His support extended to Crispus Attucks, too, in an era of the mid-1950s when it took courage to take a public stand for an all-black high school.

He even ventured beyond editorial support and participation in athletics; in 1967, he helped bring together a group of investors who founded a professional basketball franchise team that debuted in the American Basketball League in October that same year as the Pacers.

Through it all, Collins was always at his best when he was at his typewriter. Though he rose from reporter to the sports editor, the top job was a spot he never sought. In fact, he was on the verge of quitting sports writing when he took the job in 1964.

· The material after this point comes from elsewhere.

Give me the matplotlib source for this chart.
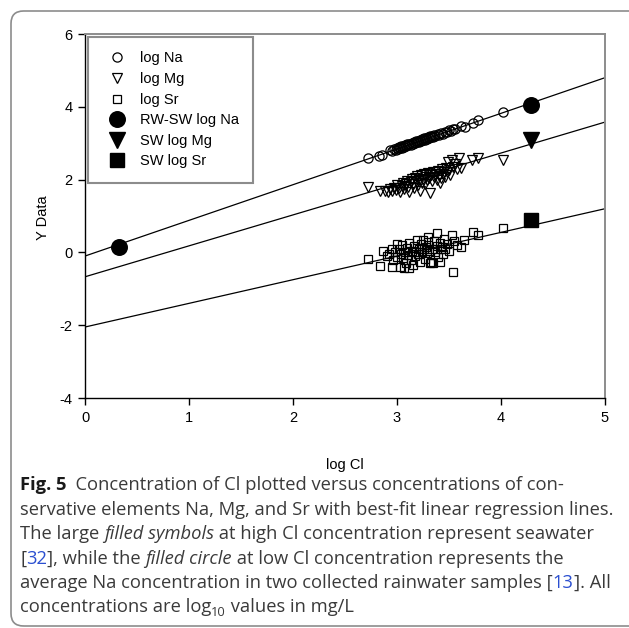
import matplotlib
matplotlib.use("Agg")
import matplotlib.pyplot as plt
from matplotlib.lines import Line2D
from matplotlib.patches import FancyBboxPatch
import numpy as np

# ---- data ----
na_x = [2.72, 2.83, 2.86, 2.93, 2.95, 2.97, 2.99, 3.00, 3.01, 3.02, 3.03, 3.04, 3.05, 3.06,
        3.07, 3.08, 3.09, 3.10, 3.11, 3.12, 3.13, 3.14, 3.15, 3.16, 3.17, 3.18, 3.19, 3.20,
        3.21, 3.22, 3.23, 3.24, 3.25, 3.26, 3.27, 3.28, 3.29, 3.30, 3.31, 3.32, 3.33, 3.34,
        3.35, 3.36, 3.37, 3.39, 3.40, 3.42, 3.44, 3.46, 3.48, 3.50, 3.52, 3.54, 3.56, 3.62,
        3.65, 3.73, 3.78, 4.02]
na_y = [2.59, 2.66, 2.68, 2.80, 2.78, 2.84, 2.82, 2.87, 2.83, 2.89, 2.86, 2.91, 2.88, 2.93,
        2.90, 2.95, 2.92, 2.97, 2.94, 2.99, 2.96, 3.01, 2.98, 3.03, 3.00, 3.05, 3.02, 3.07,
        3.04, 3.09, 3.06, 3.11, 3.08, 3.13, 3.10, 3.15, 3.12, 3.17, 3.14, 3.19, 3.16, 3.20,
        3.18, 3.23, 3.21, 3.25, 3.22, 3.28, 3.26, 3.31, 3.30, 3.36, 3.34, 3.40, 3.38, 3.47,
        3.45, 3.55, 3.63, 3.85]

mg_x = [2.72, 2.84, 2.88, 2.91, 2.93, 2.95, 2.97, 2.99, 3.00, 3.02, 3.03, 3.05, 3.06, 3.07,
        3.09, 3.10, 3.11, 3.12, 3.13, 3.14, 3.15, 3.16, 3.17, 3.18, 3.19, 3.20, 3.21, 3.22,
        3.23, 3.24, 3.25, 3.26, 3.27, 3.28, 3.29, 3.30, 3.31, 3.32, 3.33, 3.34, 3.35, 3.36,
        3.37, 3.38, 3.39, 3.40, 3.41, 3.42, 3.43, 3.44, 3.45, 3.46, 3.47, 3.48, 3.49, 3.50,
        3.51, 3.53, 3.54, 3.56, 3.58, 3.60, 3.62, 3.72, 3.78, 4.02]
mg_y = [1.81, 1.68, 1.70, 1.66, 1.74, 1.69, 1.78, 1.72, 1.85, 1.76, 1.66, 1.82, 1.90, 1.75,
        1.87, 1.97, 1.80, 1.66, 1.93, 2.02, 1.88, 1.78, 2.05, 1.95, 2.10, 1.85, 2.00, 1.70,
        2.12, 1.92, 2.03, 2.15, 1.88, 2.08, 1.98, 2.18, 2.05, 1.62, 2.12, 1.95, 2.22, 2.08,
        2.15, 2.00, 2.25, 2.10, 1.90, 2.05, 2.28, 2.15, 2.22, 2.08, 2.32, 2.20, 2.48, 2.26,
        2.14, 2.53, 2.35, 2.42, 2.30, 2.58, 2.33, 2.53, 2.58, 2.55]

sr_x = [2.72, 2.84, 2.87, 2.90, 2.92, 2.95, 2.95, 2.96, 2.98, 3.00, 3.00, 3.03, 3.02, 3.04,
        3.05, 3.06, 3.07, 3.08, 3.09, 3.10, 3.11, 3.12, 3.12, 3.13, 3.14, 3.15, 3.16, 3.17,
        3.18, 3.19, 3.20, 3.21, 3.22, 3.23, 3.24, 3.25, 3.26, 3.27, 3.28, 3.29, 3.30, 3.30,
        3.31, 3.32, 3.33, 3.34, 3.35, 3.36, 3.37, 3.38, 3.38, 3.39, 3.41, 3.41, 3.42, 3.43,
        3.44, 3.45, 3.46, 3.48, 3.50, 3.53, 3.54, 3.55, 3.58, 3.62, 3.64, 3.73, 3.78, 4.02]
sr_y = [-0.19, -0.36, 0.05, -0.10, -0.05, 0.10, -0.39, -0.20, 0.02, -0.12, 0.24, -0.40, 0.08, -0.05,
        0.20, -0.15, -0.42, 0.00, -0.30, 0.12, -0.08, 0.25, -0.44, -0.20, 0.05, -0.35, 0.18, -0.10,
        0.02, 0.33, -0.05, 0.10, -0.25, 0.22, 0.00, 0.35, 0.08, -0.18, 0.15, -0.02, 0.28, 0.42,
        0.05, -0.30, -0.27, 0.10, -0.30, 0.32, 0.02, 0.18, 0.52, -0.12, -0.27, 0.25, 0.08, 0.15,
        -0.05, 0.38, 0.10, 0.22, 0.05, 0.49, -0.55, 0.30, 0.20, 0.16, 0.33, 0.55, 0.49, 0.66]

rw_na = (0.33, 0.16)          # rainwater average
sw_cl = 4.29                  # seawater log Cl
sw_na, sw_mg, sw_sr = 4.05, 3.08, 0.88

# best-fit lines (slope, intercept)
na_fit = (0.98, -0.10)
mg_fit = (0.85, -0.67)
sr_fit = (0.65, -2.05)

x_ticks = [0, 1, 2, 3, 4, 5]
y_ticks = [-4, -2, 0, 2, 4, 6]

caption = [
    [("Fig. 5", "bold"), ("  Concentration of Cl plotted versus concentrations of con-", "rm")],
    [("servative elements Na, Mg, and Sr with best-fit linear regression lines.", "rm")],
    [("The large ", "rm"), ("filled symbols", "it"), (" at high Cl concentration represent seawater", "rm")],
    [("[", "rm"), ("32", "link"), ("], while the ", "rm"), ("filled circle", "it"),
     (" at low Cl concentration represents the", "rm")],
    [("average Na concentration in two collected rainwater samples [", "rm"), ("13", "link"), ("]. All", "rm")],
    [("concentrations are log", "rm"), ("10", "sub"), (" values in mg/L", "rm")],
]

W, H = 629, 628
plt.rcParams["font.family"] = ["Liberation Sans", "DejaVu Sans"]
plt.rcParams["axes.unicode_minus"] = False
fig = plt.figure(figsize=(W / 100, H / 100), dpi=100)

# outer rounded frame (open on the right, like the source page)
fig.add_artist(FancyBboxPatch((11 / W, 1 - 626 / H), (645 - 11) / W, (626 - 11) / H,
                              boxstyle="round,pad=0,rounding_size=0.02",
                              transform=fig.transFigure, fill=False,
                              edgecolor="#8c8c8c", linewidth=1.2, clip_on=False))

ax = fig.add_axes([85 / W, 1 - 398 / H, 520 / W, 364 / H])

xs = np.array([0, 5])
for m, b in (na_fit, mg_fit, sr_fit):
    ax.plot(xs, m * xs + b, color="black", linewidth=0.9, zorder=2)

MS_O, MS_V, MS_S = 6.6, 7.6, 6.4
open_kw = dict(ls="none", mfc="none", mec="black", mew=0.9, zorder=3)
ax.plot(na_x, na_y, marker="o", ms=MS_O, **open_kw)
ax.plot(mg_x, mg_y, marker="v", ms=MS_V, **open_kw)
ax.plot(sr_x, sr_y, marker="s", ms=MS_S, **open_kw)

ax.plot([rw_na[0], sw_cl], [rw_na[1], sw_na], ls="none", marker="o", ms=11.2, color="black", zorder=4)
ax.plot([sw_cl], [sw_mg], ls="none", marker="v", ms=11.5, color="black", zorder=4)
ax.plot([sw_cl], [sw_sr], ls="none", marker="s", ms=9.8, color="black", zorder=4)

ax.set_xlim(0, 5)
ax.set_ylim(-4, 6)
ax.set_xticks(x_ticks)
ax.set_yticks(y_ticks)
ax.tick_params(direction="out", length=5, width=1, labelsize=10.5, pad=4,
               top=False, right=False)
for s in ("left", "bottom"):
    ax.spines[s].set_color("black")
    ax.spines[s].set_linewidth(1.0)
for s in ("top", "right"):
    ax.spines[s].set_color("#8c8c8c")
    ax.spines[s].set_linewidth(1.4)

ax.set_xlabel("log Cl", fontsize=10.5, va="center")
ax.xaxis.set_label_coords(0.5, -0.184)
ax.set_ylabel("Y Data", fontsize=10.5, va="center")
ax.yaxis.set_label_coords(-0.081, 0.495)

handles = [
    Line2D([], [], ls="none", marker="o", ms=MS_O, mfc="none", mec="black", mew=0.9, label="log Na"),
    Line2D([], [], ls="none", marker="v", ms=MS_V, mfc="none", mec="black", mew=0.9, label="log Mg"),
    Line2D([], [], ls="none", marker="s", ms=MS_S, mfc="none", mec="black", mew=0.9, label="log Sr"),
    Line2D([], [], ls="none", marker="o", ms=11.2, color="black", label="RW-SW log Na"),
    Line2D([], [], ls="none", marker="v", ms=11.5, color="black", label="SW log Mg"),
    Line2D([], [], ls="none", marker="s", ms=9.8, color="black", label="SW log Sr"),
]
leg = ax.legend(handles=handles, loc="upper left", bbox_to_anchor=(0.006, 0.992),
                borderaxespad=0, fontsize=10.5, frameon=True, fancybox=False,
                borderpad=1.0, labelspacing=0.45, handlelength=2.0, handletextpad=0.55)
leg.get_frame().set_edgecolor("#707070")
leg.get_frame().set_linewidth(1.5)

# ---- caption, drawn run by run ----
cap_font = ["Open Sans", "DejaVu Sans"]
styles = {
    "rm": dict(color="#3a3a3a"),
    "bold": dict(color="#1a1a1a", weight="bold"),
    "it": dict(color="#3a3a3a", style="italic"),
    "link": dict(color="#2b4fd0"),
    "sub": dict(color="#3a3a3a"),
}
renderer = fig.canvas.get_renderer()


def text_w(s, size, **kw):
    t = fig.text(0, 0, s, fontsize=size, family=cap_font, **kw)
    w = t.get_window_extent(renderer).width
    t.remove()
    return w


def advance(s, size, **kw):
    return text_w(s + "|", size, **kw) - text_w("|", size, **kw)


# fit the caption size to the width of the second line
size = 12.0
size *= 590.0 / advance(caption[1][0][0], size, **styles["rm"])

x0, base0, step = 20, 490.5, 24.4
for i, runs in enumerate(caption):
    x = x0
    y = base0 + i * step
    for txt, st in runs:
        sz = size * 0.7 if st == "sub" else size
        yy = y + (4 if st == "sub" else 0)
        fig.text(x / W, 1 - yy / H, txt, fontsize=sz, family=cap_font,
                 va="baseline", ha="left", **styles[st])
        x += advance(txt, sz, **styles[st])

fig.savefig("out.png", dpi=100)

In an interview, Collins said he was getting burned out on sports. Even by then, he had already covered almost every major sporting event and traveled thousands of miles. He said that he was going to ask to leave the sports department when he was asked instead to be the sports editor.

At first, Collins said no and continued to refuse the job until managing editors threatened to go outside the building to fill the position.

As a reporter and editor, Collins is the source of many newsroom legends – both in Indianapolis and in the nation.

In one scenario, he and Jim Murray, the sports columnist for the “Los Angeles Times,” were reportedly together in a cathedral when Collins asked to borrow $20 from Murray. When Murray forked the bill over, Collins held it only until the collection basket was passed.

Though Collins left hundreds of friends that he knew, his death left behind thousands more friends that he never had a chance to meet – his readers.
Here is how he thought about people he actually served – the people that buy the paper.

“… I’m invited into your home five mornings a week. I try not to wake the baby or distract you so long you burn the bacon. If I can make you smile or reflect on the mores of everyday living, I’ve had a good day. 
”This semipublic affair between you and me has continued for 30 years. Perhaps we’re too old now to change partners. Nonetheless, I’m delighted that so many of you have helped me on this odyssey through a world I’ll never quite understand.”